START Stored data

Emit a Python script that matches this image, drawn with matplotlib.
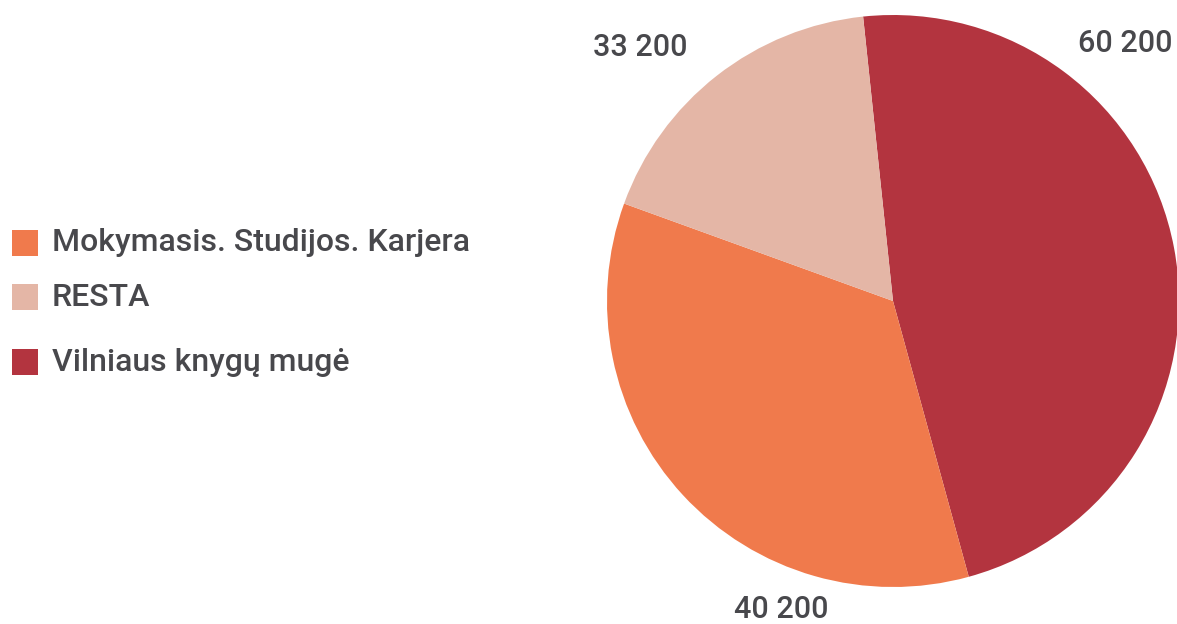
import matplotlib
matplotlib.use("Agg")
import matplotlib.pyplot as plt
from matplotlib.patches import Rectangle

# Data (slice shares as drawn, label values as printed)
categories = ["Vilniaus knygų mugė", "Mokymasis. Studijos. Karjera", "RESTA"]
shares = [47.4, 34.8, 17.8]
value_labels = ["60 200", "40 200", "33 200"]
colors = ["#B3343F", "#F07A4C", "#E4B6A6"]
legend_order = ["Mokymasis. Studijos. Karjera", "RESTA", "Vilniaus knygų mugė"]

plt.rcParams['font.family'] = ['Roboto', 'DejaVu Sans']
W, H = 1177, 624
fig = plt.figure(figsize=(W / 100, H / 100), dpi=100)
fig.patch.set_facecolor("white")

cx, cy, r = 893, 301, 286
ax = fig.add_axes([(cx - r) / W, (H - cy - r) / H, 2 * r / W, 2 * r / H])
wedges, _ = ax.pie(shares, colors=colors, startangle=96, counterclock=False,
                   radius=1, wedgeprops=dict(linewidth=0))
for w in wedges:
    w.set_clip_on(False)
ax.set_xlim(-1, 1)
ax.set_ylim(-1, 1)
ax.axis("off")

txt_color = "#48484C"
label_pos = {"60 200": (1125, 43), "40 200": (781, 609), "33 200": (640, 47)}
for lab in value_labels:
    x, y = label_pos[lab]
    fig.text(x / W, 1 - y / H, lab, ha="center", va="center",
             fontsize=22, color=txt_color, fontweight="medium")

# Legend drawn manually (uneven row spacing in the reference)
row_y = [243, 297, 362]
for name, y in zip(legend_order, row_y):
    c = colors[categories.index(name)]
    fig.patches.append(Rectangle((12 / W, 1 - (y + 13) / H), 26 / W, 26 / H,
                                 transform=fig.transFigure, facecolor=c,
                                 edgecolor="none"))
    fig.text(52 / W, 1 - y / H, name, ha="left", va="center",
             fontsize=23, color=txt_color, fontweight="medium")

fig.savefig("out.png", dpi=100, facecolor="white")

END Stored data

• Problem:
Give back exactly the lines from the first line of the data through the line with "from matplotlib.patches import Rectangle", pictures excluded.

• Correct result:
Emit a Python script that matches this image, drawn with matplotlib.
import matplotlib
matplotlib.use("Agg")
import matplotlib.pyplot as plt
from matplotlib.patches import Rectangle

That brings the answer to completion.